*DATA EXTRACT:*
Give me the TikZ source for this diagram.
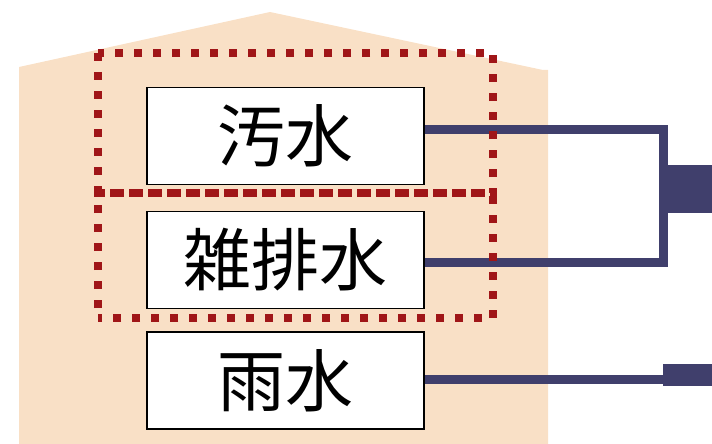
\documentclass[tikz,border=0pt]{standalone}
\usepackage{fontspec}
\newfontfamily\jpfont{Noto Sans CJK JP}
\definecolor{housefill}{RGB}{249,224,198}
\definecolor{pipecol}{RGB}{64,63,108}
\definecolor{dotred}{RGB}{160,22,24}
\tikzset{
  wbox/.style={draw=black, line width=1.8pt, fill=white, minimum width=277pt, minimum height=97pt, inner sep=0pt, font=\jpfont\fontsize{68}{68}\selectfont},
  pipe/.style={draw=pipecol, line width=9pt, line join=miter},
  pipeblock/.style={fill=pipecol, draw=none},
  dotframe/.style={draw=dotred, line width=8pt, dash pattern=on 8pt off 11pt}
}
\begin{document}
\begin{tikzpicture}[x=1pt,y=-1pt]
\useasboundingbox (0,0) rectangle (712,444);
% house
\fill[housefill] (19,444) -- (19,67) -- (270,12) -- (543,70) -- (548,70) -- (548,444) -- cycle;
% boxes
\node[wbox] (wb) at (285.5,136) {汚水};
\node[wbox] (gb) at (285.5,260) {雑排水};
\node[wbox] (rb) at (285.5,380.5) {雨水};
% pipes
\coordinate (j1) at (663.5,129.5);
\coordinate (j2) at (663.5,262.5);
\coordinate (j3) at (663.5,379);
\draw[pipe] (wb.east |- j1) -- (j1) -- (j2) -- (gb.east |- j2);
\draw[pipe] (rb.east |- j3) -- (j3);
\fill[pipeblock] (663,165) rectangle (712,213);
\fill[pipeblock] (663,364) rectangle (712,386);
\node[wbox] at (wb) {汚水};
\node[wbox] at (gb) {雑排水};
\node[wbox] at (rb) {雨水};
% dotted frames
\coordinate (f1) at (98,53);
\coordinate (f2) at (493,193);
\coordinate (f3) at (98,318);
\draw[dotframe] (f1) rectangle (f2);
\draw[dotframe,dash phase=9pt] (f3) rectangle (f2);
\end{tikzpicture}
\end{document}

*WHAT IS EXPECTED:*
Return the full material word for word. Do not include the pictures.

*WRITTEN SOLUTION:*
Give me the TikZ source for this diagram.
\documentclass[tikz,border=0pt]{standalone}
\usepackage{fontspec}
\newfontfamily\jpfont{Noto Sans CJK JP}
\definecolor{housefill}{RGB}{249,224,198}
\definecolor{pipecol}{RGB}{64,63,108}
\definecolor{dotred}{RGB}{160,22,24}
\tikzset{
  wbox/.style={draw=black, line width=1.8pt, fill=white, minimum width=277pt, minimum height=97pt, inner sep=0pt, font=\jpfont\fontsize{68}{68}\selectfont},
  pipe/.style={draw=pipecol, line width=9pt, line join=miter},
  pipeblock/.style={fill=pipecol, draw=none},
  dotframe/.style={draw=dotred, line width=8pt, dash pattern=on 8pt off 11pt}
}
\begin{document}
\begin{tikzpicture}[x=1pt,y=-1pt]
\useasboundingbox (0,0) rectangle (712,444);
% house
\fill[housefill] (19,444) -- (19,67) -- (270,12) -- (543,70) -- (548,70) -- (548,444) -- cycle;
% boxes
\node[wbox] (wb) at (285.5,136) {汚水};
\node[wbox] (gb) at (285.5,260) {雑排水};
\node[wbox] (rb) at (285.5,380.5) {雨水};
% pipes
\coordinate (j1) at (663.5,129.5);
\coordinate (j2) at (663.5,262.5);
\coordinate (j3) at (663.5,379);
\draw[pipe] (wb.east |- j1) -- (j1) -- (j2) -- (gb.east |- j2);
\draw[pipe] (rb.east |- j3) -- (j3);
\fill[pipeblock] (663,165) rectangle (712,213);
\fill[pipeblock] (663,364) rectangle (712,386);
\node[wbox] at (wb) {汚水};
\node[wbox] at (gb) {雑排水};
\node[wbox] at (rb) {雨水};
% dotted frames
\coordinate (f1) at (98,53);
\coordinate (f2) at (493,193);
\coordinate (f3) at (98,318);
\draw[dotframe] (f1) rectangle (f2);
\draw[dotframe,dash phase=9pt] (f3) rectangle (f2);
\end{tikzpicture}
\end{document}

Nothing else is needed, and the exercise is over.